Sure you can earn clams—Whyville’s currency—for such action, but Bower maintains that for the kids, helping out goes beyond online dollars and cents. Those clean-up sessions become “community events.”
In another example of organizing around an issue, kids in Whyville noted with alarm that the fish in their coral reef were disappearing. Chicago Field Museum scientists, who built the Whyville reef to educate kids about ecology and conservation, were surprised by the kids’ commitment to restoring the reef’s health. (Watch this Spotlight video to learn more about the attack on the reef and how the kids responded.)
“The kids think of Whyville as their own place,” Bower says. “It’s really their community.”
The idea that their actions can make a difference motivates kids to get involved, whether it’s running for Senate or working as a Whyville guide. If email messages to Whyville’s administrators are any indication, kids have clearly taken their experiences to heart, and into life offline.

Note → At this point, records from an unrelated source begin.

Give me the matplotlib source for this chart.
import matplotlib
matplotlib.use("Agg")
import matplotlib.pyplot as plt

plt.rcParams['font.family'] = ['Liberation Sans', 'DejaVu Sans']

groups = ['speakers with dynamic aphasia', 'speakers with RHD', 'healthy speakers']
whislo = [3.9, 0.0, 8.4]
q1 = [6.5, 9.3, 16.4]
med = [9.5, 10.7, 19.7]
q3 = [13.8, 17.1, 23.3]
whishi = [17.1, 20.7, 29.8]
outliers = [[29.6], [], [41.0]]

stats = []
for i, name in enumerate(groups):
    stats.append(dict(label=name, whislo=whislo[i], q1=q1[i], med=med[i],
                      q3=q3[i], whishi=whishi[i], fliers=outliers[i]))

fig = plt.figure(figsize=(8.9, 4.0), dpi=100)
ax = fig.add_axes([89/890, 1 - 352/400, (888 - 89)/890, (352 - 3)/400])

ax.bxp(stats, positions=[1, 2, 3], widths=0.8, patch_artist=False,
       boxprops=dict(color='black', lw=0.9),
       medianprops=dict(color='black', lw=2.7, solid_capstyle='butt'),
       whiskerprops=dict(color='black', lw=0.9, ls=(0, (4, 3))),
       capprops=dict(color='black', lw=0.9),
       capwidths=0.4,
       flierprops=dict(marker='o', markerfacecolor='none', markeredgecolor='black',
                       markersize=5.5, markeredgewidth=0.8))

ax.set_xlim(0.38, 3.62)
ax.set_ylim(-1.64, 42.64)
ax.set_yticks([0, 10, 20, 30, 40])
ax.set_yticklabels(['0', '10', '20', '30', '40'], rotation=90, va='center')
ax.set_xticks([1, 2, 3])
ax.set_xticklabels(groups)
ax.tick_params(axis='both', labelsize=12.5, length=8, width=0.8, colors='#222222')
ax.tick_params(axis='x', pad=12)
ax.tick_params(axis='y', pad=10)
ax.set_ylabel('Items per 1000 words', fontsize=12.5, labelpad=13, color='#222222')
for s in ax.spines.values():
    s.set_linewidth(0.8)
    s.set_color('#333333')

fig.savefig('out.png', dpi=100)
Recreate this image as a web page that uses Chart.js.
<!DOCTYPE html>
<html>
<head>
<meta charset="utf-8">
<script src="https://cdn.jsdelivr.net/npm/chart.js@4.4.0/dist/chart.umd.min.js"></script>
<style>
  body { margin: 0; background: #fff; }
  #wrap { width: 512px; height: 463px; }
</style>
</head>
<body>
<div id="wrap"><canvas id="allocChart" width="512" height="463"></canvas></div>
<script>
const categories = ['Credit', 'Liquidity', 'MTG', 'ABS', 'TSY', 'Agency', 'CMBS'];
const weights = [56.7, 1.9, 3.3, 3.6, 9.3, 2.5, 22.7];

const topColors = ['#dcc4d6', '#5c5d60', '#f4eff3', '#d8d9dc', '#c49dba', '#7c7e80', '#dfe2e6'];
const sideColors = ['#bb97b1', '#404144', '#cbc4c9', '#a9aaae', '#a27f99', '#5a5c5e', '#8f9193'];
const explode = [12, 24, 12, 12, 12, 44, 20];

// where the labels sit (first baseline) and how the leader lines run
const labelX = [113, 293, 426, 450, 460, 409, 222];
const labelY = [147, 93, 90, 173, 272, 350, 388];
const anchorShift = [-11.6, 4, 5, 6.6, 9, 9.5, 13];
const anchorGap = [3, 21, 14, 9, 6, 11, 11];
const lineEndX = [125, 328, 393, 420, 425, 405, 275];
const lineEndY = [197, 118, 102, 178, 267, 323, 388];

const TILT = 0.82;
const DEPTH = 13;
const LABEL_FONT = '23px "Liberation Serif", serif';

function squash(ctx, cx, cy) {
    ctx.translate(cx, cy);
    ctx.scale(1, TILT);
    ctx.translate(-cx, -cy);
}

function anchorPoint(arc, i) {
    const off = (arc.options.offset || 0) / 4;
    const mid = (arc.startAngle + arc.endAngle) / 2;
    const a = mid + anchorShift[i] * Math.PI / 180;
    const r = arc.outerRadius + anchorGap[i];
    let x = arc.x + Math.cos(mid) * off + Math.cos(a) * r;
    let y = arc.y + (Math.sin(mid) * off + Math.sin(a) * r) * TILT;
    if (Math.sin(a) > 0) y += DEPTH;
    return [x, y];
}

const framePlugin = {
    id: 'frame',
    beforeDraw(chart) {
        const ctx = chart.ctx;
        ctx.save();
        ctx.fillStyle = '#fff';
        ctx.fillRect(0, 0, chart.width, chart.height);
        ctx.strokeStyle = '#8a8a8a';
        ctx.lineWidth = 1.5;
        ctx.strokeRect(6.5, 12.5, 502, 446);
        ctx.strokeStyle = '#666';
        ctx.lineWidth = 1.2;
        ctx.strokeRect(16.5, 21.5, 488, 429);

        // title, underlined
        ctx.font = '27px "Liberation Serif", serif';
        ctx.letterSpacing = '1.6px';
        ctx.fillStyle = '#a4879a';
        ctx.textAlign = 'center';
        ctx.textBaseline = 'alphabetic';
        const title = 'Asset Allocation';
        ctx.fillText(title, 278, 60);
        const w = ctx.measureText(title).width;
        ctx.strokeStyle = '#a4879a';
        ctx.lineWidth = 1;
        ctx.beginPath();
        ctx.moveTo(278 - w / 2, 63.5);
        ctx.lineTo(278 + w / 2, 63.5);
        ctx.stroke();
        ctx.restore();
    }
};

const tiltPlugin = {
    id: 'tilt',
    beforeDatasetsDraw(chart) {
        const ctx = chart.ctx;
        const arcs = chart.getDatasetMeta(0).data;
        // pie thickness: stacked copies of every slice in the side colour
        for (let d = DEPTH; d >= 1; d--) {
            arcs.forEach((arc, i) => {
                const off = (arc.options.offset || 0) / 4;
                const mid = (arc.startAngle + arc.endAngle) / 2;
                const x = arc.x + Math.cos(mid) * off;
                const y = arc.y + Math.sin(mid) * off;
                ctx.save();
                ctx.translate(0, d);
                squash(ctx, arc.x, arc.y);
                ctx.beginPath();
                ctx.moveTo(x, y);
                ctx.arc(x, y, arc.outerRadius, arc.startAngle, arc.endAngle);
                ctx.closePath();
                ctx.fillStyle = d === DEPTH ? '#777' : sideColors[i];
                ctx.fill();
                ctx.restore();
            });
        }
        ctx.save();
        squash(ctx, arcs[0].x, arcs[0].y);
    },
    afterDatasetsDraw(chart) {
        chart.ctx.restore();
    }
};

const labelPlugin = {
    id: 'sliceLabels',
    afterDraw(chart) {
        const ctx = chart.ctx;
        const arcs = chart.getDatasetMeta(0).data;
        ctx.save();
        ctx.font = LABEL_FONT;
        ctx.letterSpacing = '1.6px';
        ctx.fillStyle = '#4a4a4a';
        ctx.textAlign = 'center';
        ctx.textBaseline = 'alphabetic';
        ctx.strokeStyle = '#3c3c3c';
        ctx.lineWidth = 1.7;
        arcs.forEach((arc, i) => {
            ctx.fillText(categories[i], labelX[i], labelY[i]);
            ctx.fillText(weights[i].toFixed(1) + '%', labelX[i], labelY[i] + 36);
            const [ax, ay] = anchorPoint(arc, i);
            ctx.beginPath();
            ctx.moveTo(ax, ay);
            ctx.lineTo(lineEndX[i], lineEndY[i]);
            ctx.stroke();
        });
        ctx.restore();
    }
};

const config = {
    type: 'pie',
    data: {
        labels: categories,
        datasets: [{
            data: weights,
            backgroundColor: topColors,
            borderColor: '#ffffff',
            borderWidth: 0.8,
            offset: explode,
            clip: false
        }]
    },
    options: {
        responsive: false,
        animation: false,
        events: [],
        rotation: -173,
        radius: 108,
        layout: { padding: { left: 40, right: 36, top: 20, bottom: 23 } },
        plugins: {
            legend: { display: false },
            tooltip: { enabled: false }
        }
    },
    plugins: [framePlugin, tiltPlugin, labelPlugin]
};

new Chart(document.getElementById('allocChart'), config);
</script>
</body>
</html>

“I lovveee…..being a welcome guide!!!” one enthusiastic Whyville citizen wrote. “So I have decided to volenteer at my local animal shelter, a home for senior citezians (sorry incorrect spelling) and I have even started my own club!”
Early evidence by education professor Joe Kahne and his colleagues at Mills College shows that this urge to do good offline is not unusual. (See his study on kids’ behavior with the Pew Internet and American Life Project). When kids take part in online interest-based communities, whether that interest be music or fan sites, they are more likely than those who do not participate in such sites to be civically or politically active offline. Find out why as Kahne talks with Spotlight about his findings.
Sasha Barab, a professor of learning sciences, instructional systems technology and cognitive science at Indiana University, has prompted similarly impassioned testimonials from students with his Quest Atlantis, a 3-D, multiuser online environment. Barab writes of QA on his homepage: “Unlike any other form of curriculum, these games offer…a place where the actions of a ten-year old can have significant impact on the world.”
The games, meant for children age 9 to 16, are built around what Barab calls seven social commitments, including social responsibility, healthy communities and environmental awareness. He considers QA the textbook of the future. If that’s the case, the future of civic engagement for students is bright.
“It’s better than reading a book,” a teenage student from North Carolina recently told the Learning Channel. “You are doing the same things but on a computer—it’s slicker and you’re more interested in it.”
High school kids from Washington, D.C., involved in the Witnessing History project, certainly appeared motivated by the immersive aspects of working in the virtual space of Teen Second Life. The project was produced in conjunction with Global Kids and the U.S. Holocaust Memorial Museum.
It was there that a handful of students curated an exhibit where visitors assumed the role of reporters–replete with fedoras and notepads–to learn how bystanders reacted to the horrors of the 1938 Night of Broken Glass pogrom at the outset of the Holocaust.
The visitor-reporters traveled virtual Berlin streets designed with scanned materials and documents from the museum’s archives and artifacts. They walked past a burned-down synagogue modeled on an actual place of worship. At the end of the exhibit, visitors entered a reflection room—a quiet, uncluttered area, where they could post notes for all to read.
The exhibit was created in part to underscore awareness of contemporary instances of genocide, and to prompt conversations about what it means to be a global citizen. As reporters, the students effectively revisited the critical civics lesson handed down by the bard himself: The past is indeed prologue.
Rafi Santo, a senior program associate with Global Kids who worked closely on the project, said the students remained motivated and engaged while working on Witnessing History, inspired by the idea that what they’d created would be accessible to millions of their peers.
“They had the opportunity to create something that would not just go on a shelf,” Santo says. “The students got what it meant to have a sense of agency.”
Santo suggests that new technologies have an innate advantage over other forms of education when it comes to provocative conversations about civics for the simple reason that they allow an increasingly globally minded generation to connect with youth beyond their local communities.